El implacable decreto del capitán referido no hacía concesiones a ningún hechicero, vegetalista, tabaquero, huesero, camalonguero, ayahuasquero, huambisero, perfumero o fino pusanguero. Y quedaba terminantemente prohibido que los habitantes de la alta y baja fronda acudieran al consultorio de esos señores que tenían pacto y alianza con el Diablo. No lo decía directamente pero debió ser partidario de acabar de raíz con todo aquello que después pasó a llamarse chamanismo.
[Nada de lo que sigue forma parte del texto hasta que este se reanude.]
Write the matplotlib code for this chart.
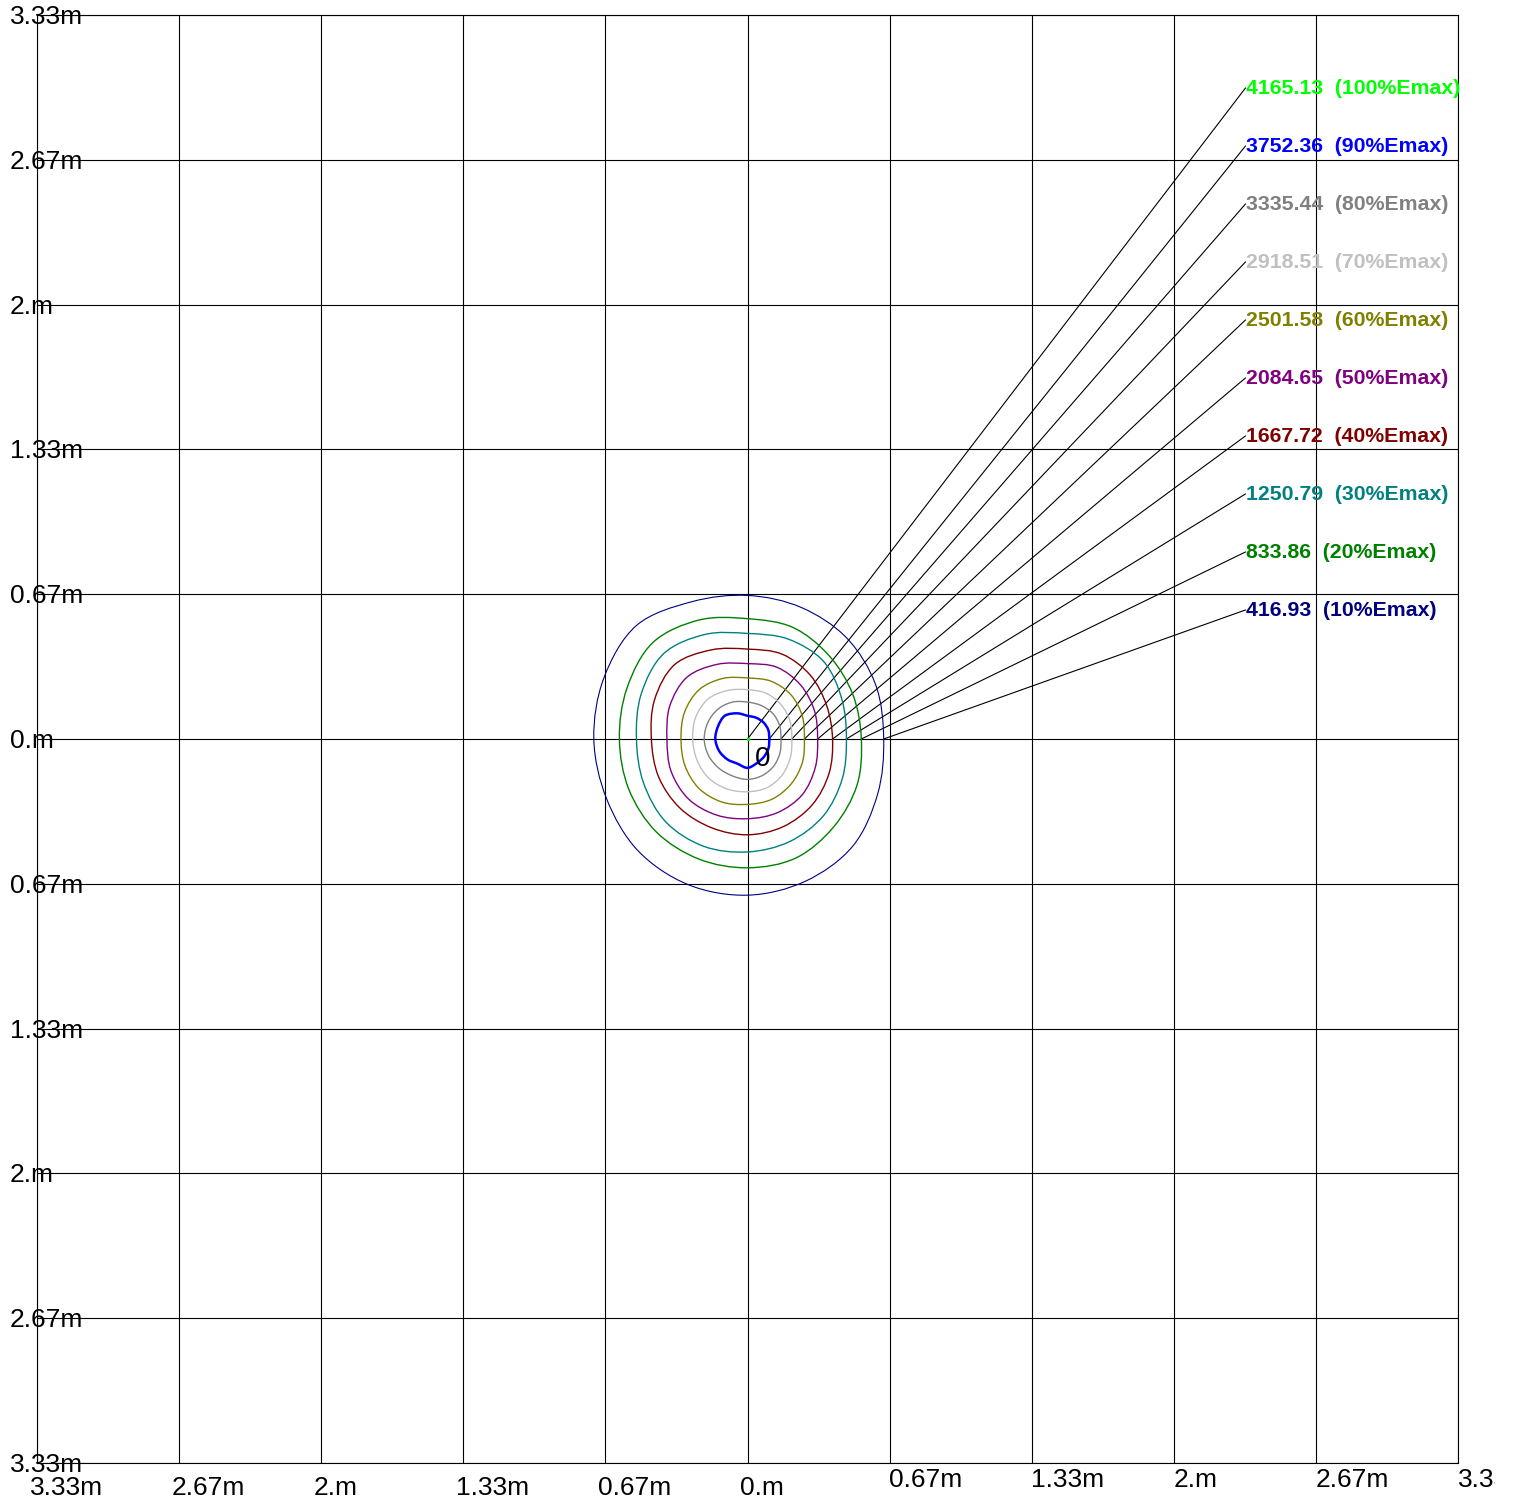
import matplotlib
matplotlib.use("Agg")
import matplotlib.pyplot as plt
import numpy as np
from matplotlib.path import Path
from matplotlib.patches import PathPatch
from matplotlib.transforms import blended_transform_factory, offset_copy, Bbox, TransformedBbox

plt.rcParams['font.family'] = ['Liberation Sans', 'DejaVu Sans']

# isolux levels (lux) and their share of Emax
levels_lux = [4165.13, 3752.36, 3335.44, 2918.51, 2501.58, 2084.65, 1667.72, 1250.79, 833.86, 416.93]
levels_pct = [100, 90, 80, 70, 60, 50, 40, 30, 20, 10]
level_colors = ['#00ff00', '#0000ff', '#808080', '#c0c0c0', '#808000',
                '#800080', '#800000', '#008080', '#008000', '#000080']

# contour radius (m) read at these directions, counter-clockwise from +x
angles_deg = [0, 22.5, 45, 67.5, 90, 112.5, 135, 157.5, 180, 202.5, 225, 247.5, 270, 292.5, 315, 337.5]
r_90 = [0.102, 0.106, 0.107, 0.106, 0.107, 0.128, 0.151, 0.150, 0.151, 0.144, 0.133, 0.123, 0.133, 0.119, 0.112, 0.107]
r_80 = [0.157, 0.163, 0.167, 0.167, 0.170, 0.184, 0.195, 0.201, 0.203, 0.198, 0.190, 0.184, 0.186, 0.182, 0.175, 0.165]
r_70 = [0.208, 0.216, 0.223, 0.228, 0.227, 0.242, 0.261, 0.263, 0.257, 0.256, 0.256, 0.249, 0.243, 0.242, 0.232, 0.218]
r_60 = [0.267, 0.278, 0.288, 0.288, 0.281, 0.302, 0.321, 0.320, 0.312, 0.318, 0.322, 0.314, 0.301, 0.300, 0.291, 0.279]
r_50 = [0.329, 0.340, 0.352, 0.358, 0.347, 0.372, 0.402, 0.395, 0.378, 0.388, 0.391, 0.379, 0.367, 0.367, 0.363, 0.344]
r_40 = [0.399, 0.402, 0.416, 0.423, 0.414, 0.444, 0.484, 0.472, 0.451, 0.452, 0.449, 0.442, 0.441, 0.437, 0.429, 0.414]
r_30 = [0.464, 0.479, 0.505, 0.498, 0.486, 0.521, 0.556, 0.540, 0.521, 0.528, 0.541, 0.535, 0.520, 0.512, 0.502, 0.481]
r_20 = [0.534, 0.535, 0.542, 0.556, 0.554, 0.593, 0.628, 0.612, 0.601, 0.603, 0.605, 0.598, 0.593, 0.593, 0.572, 0.556]
r_10 = [0.639, 0.651, 0.658, 0.656, 0.661, 0.684, 0.738, 0.730, 0.721, 0.716, 0.727, 0.726, 0.719, 0.709, 0.698, 0.661]
contour_radii = [None, r_90, r_80, r_70, r_60, r_50, r_40, r_30, r_20, r_10]

half = 10.0 / 3.0
grid_vals = np.linspace(-half, half, 11)


def closed_curve(px, py):
    # smooth closed path through the read points (Catmull-Rom as cubic Bezier)
    p = np.column_stack([px, py])
    n = len(p)
    verts = [p[0]]
    codes = [Path.MOVETO]
    for i in range(n):
        p0, p1, p2, p3 = p[i - 1], p[i], p[(i + 1) % n], p[(i + 2) % n]
        verts += [p1 + (p2 - p0) / 6.0, p2 - (p3 - p1) / 6.0, p2]
        codes += [Path.CURVE4] * 3
    return Path(verts, codes)


W, H = 1513, 1499
fig = plt.figure(figsize=(W / 100, H / 100), dpi=100)
ax = fig.add_axes([37 / W, 36 / H, 1421 / W, 1448 / H])
ax.set_xlim(-half, half)
ax.set_ylim(-half, half)
ax.set_xticks(grid_vals)
ax.set_yticks(grid_vals)
ax.tick_params(length=0, labelbottom=False, labelleft=False)
ax.grid(True, color='black', lw=0.8)
for s in ax.spines.values():
    s.set_color('black')
    s.set_linewidth(0.8)

# isolux curves
th = np.deg2rad(angles_deg)
for radii, col in zip(contour_radii, level_colors):
    if radii is None:
        ax.plot([0], [0], 'o', color=col, ms=2.5, mec='none', zorder=4)
        continue
    rr = np.array(radii)
    lw = 1.8 if col == '#0000ff' else (0.8 if col == '#000080' else 1.0)
    ax.add_patch(PathPatch(closed_curve(rr * np.cos(th), rr * np.sin(th)),
                           fill=False, edgecolor=col, lw=lw, zorder=3))

# labels with leader lines
lab_x = 2.336
lab_y0 = 2.997
lab_step = 0.267
for i, (lux, pct, col) in enumerate(zip(levels_lux, levels_pct, level_colors)):
    radii = contour_radii[i]
    x0 = 0.0 if radii is None else radii[0]
    y_end = lab_y0 - i * lab_step
    ax.plot([x0, lab_x], [0, y_end], color='black', lw=0.8, zorder=2)
    ax.text(lab_x + 0.003, y_end - 0.028, '%.2f  (%d%%Emax)' % (lux, pct), color=col,
            fontsize=15.3, fontweight='bold', ha='left', va='baseline', zorder=5)

ax.text(0, 0, '0', fontsize=20, color='black', ha='left', va='baseline',
        transform=offset_copy(ax.transData, fig=fig, x=7, y=-27, units='dots'), zorder=5)

# axis texts
fs = 19
ylab_tr = offset_copy(blended_transform_factory(fig.transFigure, ax.transData),
                      fig=fig, x=0, y=-9, units='dots')
for v in grid_vals:
    fig.text(10 / W, v, '%sm' % ('%.2f' % abs(v)).rstrip('0'), fontsize=fs,
             ha='left', va='baseline', transform=ylab_tr)

clip = TransformedBbox(Bbox.from_extents(0, 0, 1495 / W, 1), fig.transFigure)
xl_tr = blended_transform_factory(ax.transData, fig.transFigure)
for v in grid_vals:
    txt = '%sm' % ('%.2f' % abs(v)).rstrip('0')
    if v <= 0.01:
        t = fig.text(v, 4 / H, txt, fontsize=fs, ha='left', va='baseline',
                     transform=offset_copy(xl_tr, fig=fig, x=-7.5, y=0, units='dots'))
    else:
        t = fig.text(v, 12 / H, txt, fontsize=fs, ha='left', va='baseline',
                     transform=offset_copy(xl_tr, fig=fig, x=-0.5, y=0, units='dots'))
    t.set_clip_box(clip)
    t.set_clip_on(True)

fig.savefig('out.png', dpi=100)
Los infractores a ello debían ser conducidos a la capital fuertemente custodiados para que no escapen de pagar una multa acorde con el delito.
El futuro buen gobierno del bosque tenía que ponerse los pantalones con el respectivo cinturón para no permitir, de ninguna manera, que los gobernadores o las personas naturales o jurídicas compren o extraigan de sus pagos o aldeas a cualquier cholito o cholita. Nada justificaba ese desarraigo, ni siquiera el pretexto de que los iban a hacer estudiar para sacarles de sus costumbres bárbaras que incluía el consumo de carne humana. Porque era seguro que esos pendencieros lo único que querían era tener esclavos a su servicio. El que desobedecía esa norma, además de devolver al cholito y la cholita a sus padres, tenía que pagar la suma de 12 pesos.